--- Problem to work on ---
In the lines below, output everything from the first line through the line containing "var names = ['bf', 'rbf" exactly as it is. Pictures are not part of the output.

--- Recorded data ---

--- begin ---

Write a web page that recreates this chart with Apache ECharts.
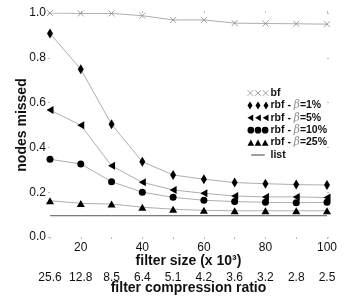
<!DOCTYPE html>
<html><head><meta charset="utf-8">
<script src="https://cdn.jsdelivr.net/npm/echarts@6/dist/echarts.min.js"></script>
<style>html,body{margin:0;padding:0;background:#fff}#c{width:354px;height:304px}</style>
</head><body><div id="c"></div>
<script>
var filterSize = [10, 20, 30, 40, 50, 60, 70, 80, 90, 100];
var sizeTicks = [20, 40, 60, 80, 100];
var ratioLabels = ['25.6', '12.8', '8.5', '6.4', '5.1', '4.2', '3.6', '3.2', '2.8', '2.5'];
var yTicks = [0, 0.2, 0.4, 0.6, 0.8, 1.0];
var bf = [1.0, 0.998, 0.998, 0.988, 0.969, 0.969, 0.955, 0.953, 0.952, 0.950];
var rbf1 = [0.909, 0.749, 0.503, 0.336, 0.277, 0.258, 0.243, 0.238, 0.234, 0.232];
var rbf5 = [0.567, 0.499, 0.318, 0.244, 0.210, 0.195, 0.183, 0.179, 0.179, 0.176];
var rbf10 = [0.347, 0.326, 0.247, 0.200, 0.177, 0.164, 0.158, 0.155, 0.153, 0.155];
var rbf25 = [0.162, 0.150, 0.147, 0.133, 0.124, 0.119, 0.117, 0.117, 0.117, 0.117];
var list = [0.095, 0.095, 0.095, 0.095, 0.095, 0.095, 0.095, 0.095, 0.095, 0.095];
var names = ['bf', 'rbf - β=1%', 'rbf - β=5%', 'rbf - β=10%', 'rbf - β=25%', 'list'];

function pairs(arr) { return filterSize.map(function (x, i) { return [x, arr[i]]; }); }

var FONT = '"Liberation Sans", Arial, Helvetica, sans-serif';
var tickGray = '#bbb';

var icons = {
  cross: 'path://M0,1L6,7M0,7L6,1M8,1L14,7M8,7L14,1M16,1L22,7M16,7L22,1',
  diamond: 'path://M2.5,0L5,4L2.5,8L0,4ZM10.5,0L13,4L10.5,8L8,4ZM18.5,0L21,4L18.5,8L16,4Z',
  left: 'path://M0,4L6,0.5L6,7.5ZM8,4L14,0.5L14,7.5ZM16,4L22,0.5L22,7.5Z',
  circle: 'path://M0,4a3.5,3.5 0 1,0 7,0a3.5,3.5 0 1,0 -7,0ZM7.5,4a3.5,3.5 0 1,0 7,0a3.5,3.5 0 1,0 -7,0ZM15,4a3.5,3.5 0 1,0 7,0a3.5,3.5 0 1,0 -7,0Z',
  up: 'path://M0,7.5L3.5,1L7,7.5ZM7.5,7.5L11,1L14.5,7.5ZM15,7.5L18.5,1L22,7.5Z',
  line: 'path://M0,0L0,0M4,3.5L18,3.5L18,4.5L4,4.5ZM22,8L22,8'
};

function mkSeries(name, arr, symbol, size, rotate) {
  return {
    name: name, type: 'line', data: pairs(arr), xAxisIndex: 0, yAxisIndex: 0,
    symbol: symbol, symbolSize: size, symbolRotate: rotate || 0,
    showSymbol: true,
    lineStyle: { color: '#999', width: 0.8 },
    itemStyle: { color: '#000' },
    emphasis: { disabled: true }, silent: true
  };
}

var series = [
  {
    name: names[0], type: 'line', data: pairs(bf), xAxisIndex: 0, yAxisIndex: 0,
    symbol: 'path://M0,0L8,8M0,8L8,0', symbolSize: 6,
    lineStyle: { color: '#999', width: 0.8 },
    itemStyle: { color: 'none', borderColor: '#888', borderWidth: 0.8 },
    emphasis: { disabled: true }, silent: true
  },
  mkSeries(names[1], rbf1, 'diamond', [6, 10]),
  mkSeries(names[2], rbf5, 'triangle', [8, 7], 90),
  mkSeries(names[3], rbf10, 'circle', 7),
  mkSeries(names[4], rbf25, 'triangle', [8, 7]),
  {
    name: names[5], type: 'line', data: pairs(list), xAxisIndex: 0, yAxisIndex: 0,
    symbol: 'none', lineStyle: { color: '#555', width: 1 },
    itemStyle: { color: '#555' }, emphasis: { disabled: true }, silent: true
  }
];

var legendData = [
  { name: names[0], icon: icons.cross, itemStyle: { color: 'none', borderColor: '#888', borderWidth: 0.8 } },
  { name: names[1], icon: icons.diamond, itemStyle: { color: '#000', borderWidth: 0 } },
  { name: names[2], icon: icons.left, itemStyle: { color: '#000', borderWidth: 0 } },
  { name: names[3], icon: icons.circle, itemStyle: { color: '#000', borderWidth: 0 } },
  { name: names[4], icon: icons.up, itemStyle: { color: '#000', borderWidth: 0 } },
  { name: names[5], icon: icons.line, itemStyle: { color: '#333', borderWidth: 0 } }
];

var chart = echarts.init(document.getElementById('c'), null, { renderer: 'canvas' });
chart.setOption({
  animation: false,
  backgroundColor: '#fff',
  grid: { left: 50, right: 27, top: 13, bottom: 67, containLabel: false },
  legend: {
    orient: 'vertical', left: 245, top: 87, padding: 0,
    itemWidth: 21, itemHeight: 8, itemGap: 0.4,
    selectedMode: false,
    data: legendData,
    formatter: function (n) {
      var i = n.indexOf('β');
      if (i < 0) return '{b|' + n + '}';
      return '{b|' + n.slice(0, i) + '}{g|β}{b|' + n.slice(i + 1) + '}';
    },
    textStyle: {
      fontFamily: FONT, fontSize: 10.5, lineHeight: 12, color: '#111', padding: [0, 0, 0, -3],
      rich: {
        b: { fontFamily: FONT, fontSize: 10.5, fontWeight: 'bold', color: '#111', lineHeight: 12 },
        g: { fontFamily: '"DejaVu Serif", serif', fontSize: 10.5, fontStyle: 'italic', color: '#888', lineHeight: 12 }
      }
    }
  },
  xAxis: [
    {
      type: 'value', position: 'bottom', min: 10, max: 100, interval: 10,
      name: 'filter size (x 10³)', nameLocation: 'middle', nameGap: 17, nameMoveOverlap: false,
      nameTextStyle: { fontFamily: FONT, fontSize: 14, fontWeight: 'bold', color: '#111' },
      axisLine: { show: false },
      axisTick: { show: true, inside: false, length: 2, customValues: sizeTicks, lineStyle: { color: tickGray } },
      axisLabel: { customValues: sizeTicks, margin: 5, fontFamily: FONT, fontSize: 12, color: '#111' },
      splitLine: { show: false }
    },
    {
      type: 'category', position: 'bottom', offset: 29, boundaryGap: false, data: ratioLabels,
      name: 'filter compression ratio', nameLocation: 'middle', nameGap: 15, nameMoveOverlap: false,
      nameTextStyle: { fontFamily: FONT, fontSize: 14, fontWeight: 'bold', color: '#111' },
      axisLine: { show: false },
      axisTick: { show: true, length: 2, interval: 0, lineStyle: { color: tickGray } },
      axisLabel: { margin: 6, interval: 0, fontFamily: FONT, fontSize: 12, color: '#111' },
      splitLine: { show: false }
    },
    {
      type: 'value', position: 'top', min: 10, max: 100, interval: 10,
      axisLine: { show: false },
      axisTick: { show: true, length: 2, customValues: sizeTicks, lineStyle: { color: tickGray } },
      axisLabel: { show: false }, splitLine: { show: false }
    }
  ],
  yAxis: [
    {
      type: 'value', position: 'left', min: 0, max: 1, interval: 0.2,
      name: 'nodes missed', nameLocation: 'middle', nameGap: 21, nameMoveOverlap: false,
      nameTextStyle: { fontFamily: FONT, fontSize: 14, fontWeight: 'bold', color: '#111' },
      axisLine: { show: false },
      axisTick: { show: true, length: 2, lineStyle: { color: tickGray } },
      axisLabel: { margin: 4, fontFamily: FONT, fontSize: 12, color: '#111',
        formatter: function (v) { return v.toFixed(1); } },
      splitLine: { show: false }
    },
    {
      type: 'value', position: 'right', min: 0, max: 1, interval: 0.2,
      axisLine: { show: false },
      axisTick: { show: true, length: 2, lineStyle: { color: tickGray } },
      axisLabel: { show: false }, splitLine: { show: false }
    }
  ],
  series: series
});
</script>
</body></html>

--- end ---

--- Task output ---
Write a web page that recreates this chart with Apache ECharts.
<!DOCTYPE html>
<html><head><meta charset="utf-8">
<script src="https://cdn.jsdelivr.net/npm/echarts@6/dist/echarts.min.js"></script>
<style>html,body{margin:0;padding:0;background:#fff}#c{width:354px;height:304px}</style>
</head><body><div id="c"></div>
<script>
var filterSize = [10, 20, 30, 40, 50, 60, 70, 80, 90, 100];
var sizeTicks = [20, 40, 60, 80, 100];
var ratioLabels = ['25.6', '12.8', '8.5', '6.4', '5.1', '4.2', '3.6', '3.2', '2.8', '2.5'];
var yTicks = [0, 0.2, 0.4, 0.6, 0.8, 1.0];
var bf = [1.0, 0.998, 0.998, 0.988, 0.969, 0.969, 0.955, 0.953, 0.952, 0.950];
var rbf1 = [0.909, 0.749, 0.503, 0.336, 0.277, 0.258, 0.243, 0.238, 0.234, 0.232];
var rbf5 = [0.567, 0.499, 0.318, 0.244, 0.210, 0.195, 0.183, 0.179, 0.179, 0.176];
var rbf10 = [0.347, 0.326, 0.247, 0.200, 0.177, 0.164, 0.158, 0.155, 0.153, 0.155];
var rbf25 = [0.162, 0.150, 0.147, 0.133, 0.124, 0.119, 0.117, 0.117, 0.117, 0.117];
var list = [0.095, 0.095, 0.095, 0.095, 0.095, 0.095, 0.095, 0.095, 0.095, 0.095];
var names = ['bf', 'rbf - β=1%', 'rbf - β=5%', 'rbf - β=10%', 'rbf - β=25%', 'list'];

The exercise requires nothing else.